### WHAT YOU HAVE TO DO
Each line from the line with "Emit a web page" to the line with "202, 202, 202];", inclusive, is to be repeated exactly; no other line and no picture belongs in the copy.

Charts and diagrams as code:
-- Begin --

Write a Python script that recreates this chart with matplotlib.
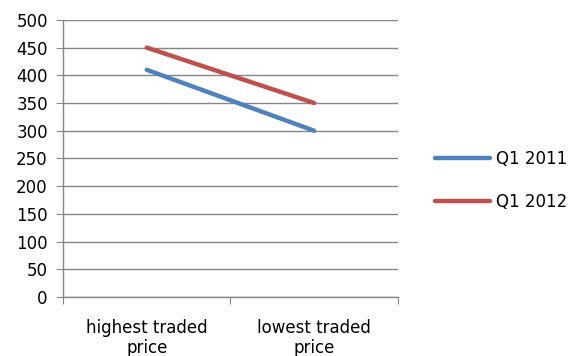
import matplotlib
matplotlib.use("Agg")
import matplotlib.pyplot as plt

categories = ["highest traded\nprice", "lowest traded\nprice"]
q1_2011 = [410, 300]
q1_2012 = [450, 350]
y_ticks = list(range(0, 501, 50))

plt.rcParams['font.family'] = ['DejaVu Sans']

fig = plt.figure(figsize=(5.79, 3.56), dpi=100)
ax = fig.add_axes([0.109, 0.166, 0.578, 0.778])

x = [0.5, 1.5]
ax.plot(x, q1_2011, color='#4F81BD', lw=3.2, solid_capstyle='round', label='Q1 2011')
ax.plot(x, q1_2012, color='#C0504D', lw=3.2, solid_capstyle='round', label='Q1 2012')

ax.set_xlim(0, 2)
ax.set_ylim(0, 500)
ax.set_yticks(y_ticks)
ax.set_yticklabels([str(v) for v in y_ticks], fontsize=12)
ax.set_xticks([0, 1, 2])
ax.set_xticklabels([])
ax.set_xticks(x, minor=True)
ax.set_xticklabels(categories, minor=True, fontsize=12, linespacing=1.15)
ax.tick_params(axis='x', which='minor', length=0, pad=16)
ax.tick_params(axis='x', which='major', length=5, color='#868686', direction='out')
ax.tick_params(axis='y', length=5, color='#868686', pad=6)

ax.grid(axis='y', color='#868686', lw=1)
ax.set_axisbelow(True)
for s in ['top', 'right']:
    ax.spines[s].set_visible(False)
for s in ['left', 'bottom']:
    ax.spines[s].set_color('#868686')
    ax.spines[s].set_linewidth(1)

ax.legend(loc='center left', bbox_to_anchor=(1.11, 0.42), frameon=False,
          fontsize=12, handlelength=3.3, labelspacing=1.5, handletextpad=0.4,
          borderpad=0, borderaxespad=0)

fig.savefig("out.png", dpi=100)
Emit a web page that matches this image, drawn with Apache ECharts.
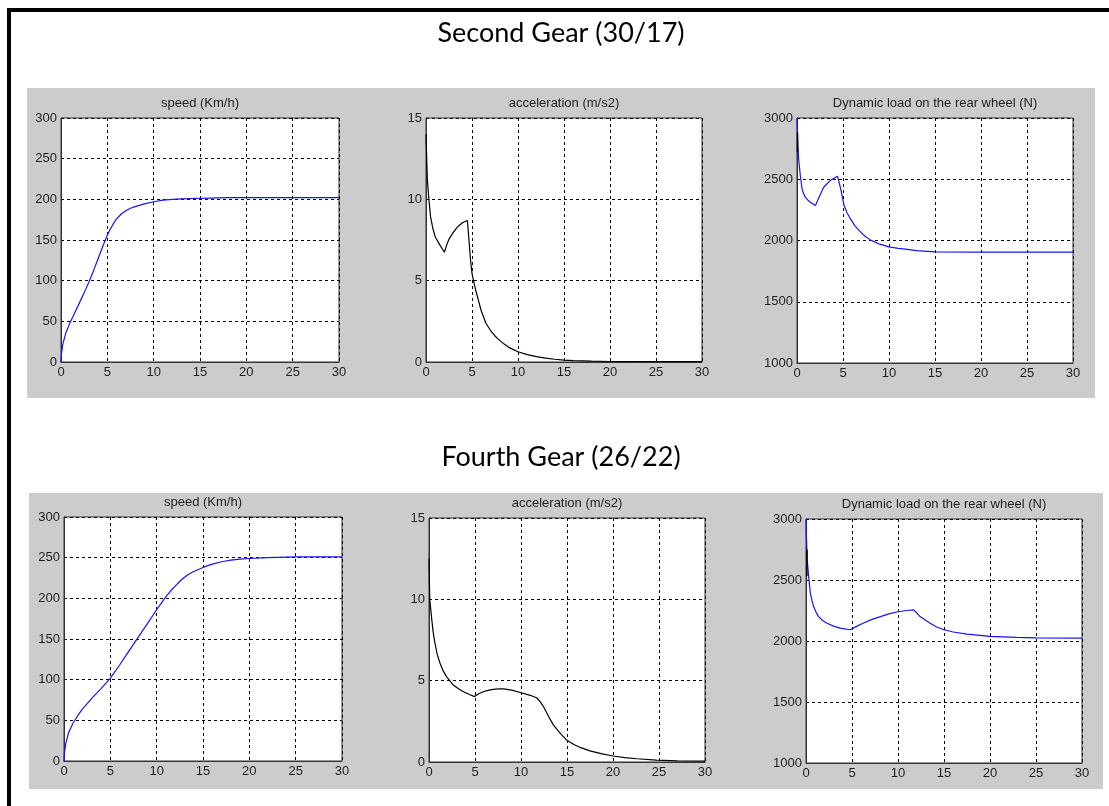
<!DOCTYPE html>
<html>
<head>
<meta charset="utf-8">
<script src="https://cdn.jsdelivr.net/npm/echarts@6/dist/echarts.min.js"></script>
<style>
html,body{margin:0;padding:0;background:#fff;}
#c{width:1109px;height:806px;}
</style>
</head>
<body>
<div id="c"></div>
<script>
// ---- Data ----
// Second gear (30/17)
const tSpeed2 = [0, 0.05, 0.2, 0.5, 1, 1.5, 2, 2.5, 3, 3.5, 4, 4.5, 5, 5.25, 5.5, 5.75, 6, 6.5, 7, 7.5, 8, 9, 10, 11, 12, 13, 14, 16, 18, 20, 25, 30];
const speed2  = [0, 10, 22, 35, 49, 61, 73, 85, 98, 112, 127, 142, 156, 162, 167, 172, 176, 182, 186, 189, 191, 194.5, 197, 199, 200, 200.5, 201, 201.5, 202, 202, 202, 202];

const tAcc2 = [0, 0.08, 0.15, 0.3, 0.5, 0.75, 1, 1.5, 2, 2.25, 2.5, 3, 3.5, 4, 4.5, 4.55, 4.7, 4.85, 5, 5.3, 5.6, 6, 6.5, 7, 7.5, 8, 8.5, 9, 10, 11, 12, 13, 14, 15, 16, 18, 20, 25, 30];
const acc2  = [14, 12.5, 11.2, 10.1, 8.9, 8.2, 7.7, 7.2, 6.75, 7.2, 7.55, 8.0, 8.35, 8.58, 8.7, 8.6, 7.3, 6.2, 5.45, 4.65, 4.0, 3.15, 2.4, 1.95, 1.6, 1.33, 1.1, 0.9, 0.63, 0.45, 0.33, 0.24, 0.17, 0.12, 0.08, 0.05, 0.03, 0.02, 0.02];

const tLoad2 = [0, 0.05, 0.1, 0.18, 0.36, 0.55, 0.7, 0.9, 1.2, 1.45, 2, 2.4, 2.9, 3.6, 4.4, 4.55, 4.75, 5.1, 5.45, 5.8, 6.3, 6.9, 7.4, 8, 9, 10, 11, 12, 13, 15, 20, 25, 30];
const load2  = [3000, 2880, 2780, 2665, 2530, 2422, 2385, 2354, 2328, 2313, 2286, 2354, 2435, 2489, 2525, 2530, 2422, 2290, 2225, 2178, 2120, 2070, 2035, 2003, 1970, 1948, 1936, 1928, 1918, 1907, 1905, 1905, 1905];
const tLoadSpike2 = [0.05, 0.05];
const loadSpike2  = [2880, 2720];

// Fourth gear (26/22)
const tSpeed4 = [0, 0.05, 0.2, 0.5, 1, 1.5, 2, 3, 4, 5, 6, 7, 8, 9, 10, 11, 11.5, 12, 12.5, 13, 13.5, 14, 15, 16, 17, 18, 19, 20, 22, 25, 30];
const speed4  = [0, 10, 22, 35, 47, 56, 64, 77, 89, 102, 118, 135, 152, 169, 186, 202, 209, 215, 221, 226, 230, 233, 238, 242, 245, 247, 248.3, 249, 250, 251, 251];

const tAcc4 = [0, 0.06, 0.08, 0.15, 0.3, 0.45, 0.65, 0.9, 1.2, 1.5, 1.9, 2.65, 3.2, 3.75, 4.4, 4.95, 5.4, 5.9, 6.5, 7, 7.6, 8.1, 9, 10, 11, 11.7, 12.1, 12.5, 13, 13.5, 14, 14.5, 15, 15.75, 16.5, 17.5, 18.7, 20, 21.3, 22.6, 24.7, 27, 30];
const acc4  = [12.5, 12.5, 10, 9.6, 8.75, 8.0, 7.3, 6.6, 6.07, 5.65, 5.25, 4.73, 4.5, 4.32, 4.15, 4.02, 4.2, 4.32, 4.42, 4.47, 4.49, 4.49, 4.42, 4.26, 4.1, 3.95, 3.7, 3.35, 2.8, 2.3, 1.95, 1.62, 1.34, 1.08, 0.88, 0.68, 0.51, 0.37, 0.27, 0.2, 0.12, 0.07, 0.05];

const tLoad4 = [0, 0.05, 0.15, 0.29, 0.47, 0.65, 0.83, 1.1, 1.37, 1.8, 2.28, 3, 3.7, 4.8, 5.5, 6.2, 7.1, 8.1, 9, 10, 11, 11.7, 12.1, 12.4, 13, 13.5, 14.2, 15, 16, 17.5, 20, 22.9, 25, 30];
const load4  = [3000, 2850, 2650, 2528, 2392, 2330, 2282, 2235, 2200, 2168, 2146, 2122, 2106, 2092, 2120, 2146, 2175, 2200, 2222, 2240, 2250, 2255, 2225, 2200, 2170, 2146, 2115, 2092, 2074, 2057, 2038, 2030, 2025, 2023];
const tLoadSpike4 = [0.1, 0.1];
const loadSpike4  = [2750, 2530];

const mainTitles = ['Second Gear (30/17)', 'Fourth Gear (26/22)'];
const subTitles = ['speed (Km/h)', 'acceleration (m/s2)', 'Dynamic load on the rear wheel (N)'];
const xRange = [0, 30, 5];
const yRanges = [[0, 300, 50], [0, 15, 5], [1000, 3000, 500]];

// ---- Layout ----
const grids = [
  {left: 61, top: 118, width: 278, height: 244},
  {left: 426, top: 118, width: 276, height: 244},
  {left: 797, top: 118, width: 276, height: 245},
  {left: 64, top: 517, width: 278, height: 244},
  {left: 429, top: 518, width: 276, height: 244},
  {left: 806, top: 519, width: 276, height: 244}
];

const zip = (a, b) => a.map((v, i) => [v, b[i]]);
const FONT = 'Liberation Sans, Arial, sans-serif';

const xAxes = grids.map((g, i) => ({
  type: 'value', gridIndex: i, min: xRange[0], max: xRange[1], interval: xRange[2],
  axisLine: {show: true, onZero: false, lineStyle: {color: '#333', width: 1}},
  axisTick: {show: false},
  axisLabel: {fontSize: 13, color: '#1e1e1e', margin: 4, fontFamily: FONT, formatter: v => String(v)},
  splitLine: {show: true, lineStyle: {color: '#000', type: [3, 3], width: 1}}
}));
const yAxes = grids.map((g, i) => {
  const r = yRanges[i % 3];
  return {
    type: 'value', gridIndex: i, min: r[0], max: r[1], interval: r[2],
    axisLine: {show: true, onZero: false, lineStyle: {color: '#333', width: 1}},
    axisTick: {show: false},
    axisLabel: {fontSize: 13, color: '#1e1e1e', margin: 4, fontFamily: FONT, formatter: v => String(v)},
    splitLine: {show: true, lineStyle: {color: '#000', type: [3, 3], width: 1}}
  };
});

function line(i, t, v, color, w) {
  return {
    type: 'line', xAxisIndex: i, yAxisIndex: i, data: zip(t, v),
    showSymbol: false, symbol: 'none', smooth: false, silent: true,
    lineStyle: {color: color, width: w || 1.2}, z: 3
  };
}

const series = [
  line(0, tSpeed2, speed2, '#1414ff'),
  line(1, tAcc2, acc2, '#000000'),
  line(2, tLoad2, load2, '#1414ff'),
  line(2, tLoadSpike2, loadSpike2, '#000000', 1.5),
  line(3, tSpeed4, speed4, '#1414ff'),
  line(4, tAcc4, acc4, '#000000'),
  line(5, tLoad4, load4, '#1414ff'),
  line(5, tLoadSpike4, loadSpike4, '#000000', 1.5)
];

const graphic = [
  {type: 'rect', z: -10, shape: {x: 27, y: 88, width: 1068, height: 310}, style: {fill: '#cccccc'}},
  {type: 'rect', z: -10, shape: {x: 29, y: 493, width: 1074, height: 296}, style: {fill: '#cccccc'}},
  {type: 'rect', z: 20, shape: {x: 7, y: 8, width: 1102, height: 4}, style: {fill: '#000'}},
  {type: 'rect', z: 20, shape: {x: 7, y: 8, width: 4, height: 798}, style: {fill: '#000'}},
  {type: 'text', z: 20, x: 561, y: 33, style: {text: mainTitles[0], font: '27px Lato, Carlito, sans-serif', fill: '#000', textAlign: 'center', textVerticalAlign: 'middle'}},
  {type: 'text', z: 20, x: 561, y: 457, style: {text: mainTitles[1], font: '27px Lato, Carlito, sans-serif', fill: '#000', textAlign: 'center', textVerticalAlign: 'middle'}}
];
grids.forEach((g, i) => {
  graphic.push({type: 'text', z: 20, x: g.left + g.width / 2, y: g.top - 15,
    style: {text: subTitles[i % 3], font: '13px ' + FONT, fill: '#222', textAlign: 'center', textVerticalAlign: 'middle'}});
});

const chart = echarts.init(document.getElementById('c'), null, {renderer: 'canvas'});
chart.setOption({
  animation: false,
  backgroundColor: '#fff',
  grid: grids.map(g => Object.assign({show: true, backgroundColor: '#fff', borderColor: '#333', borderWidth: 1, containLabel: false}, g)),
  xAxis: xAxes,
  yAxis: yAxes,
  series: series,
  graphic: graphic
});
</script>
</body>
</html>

-- End --

### SOLUTION TO THE PROBLEM
Emit a web page that matches this image, drawn with Apache ECharts.
<!DOCTYPE html>
<html>
<head>
<meta charset="utf-8">
<script src="https://cdn.jsdelivr.net/npm/echarts@6/dist/echarts.min.js"></script>
<style>
html,body{margin:0;padding:0;background:#fff;}
#c{width:1109px;height:806px;}
</style>
</head>
<body>
<div id="c"></div>
<script>
// ---- Data ----
// Second gear (30/17)
const tSpeed2 = [0, 0.05, 0.2, 0.5, 1, 1.5, 2, 2.5, 3, 3.5, 4, 4.5, 5, 5.25, 5.5, 5.75, 6, 6.5, 7, 7.5, 8, 9, 10, 11, 12, 13, 14, 16, 18, 20, 25, 30];
const speed2  = [0, 10, 22, 35, 49, 61, 73, 85, 98, 112, 127, 142, 156, 162, 167, 172, 176, 182, 186, 189, 191, 194.5, 197, 199, 200, 200.5, 201, 201.5, 202, 202, 202, 202];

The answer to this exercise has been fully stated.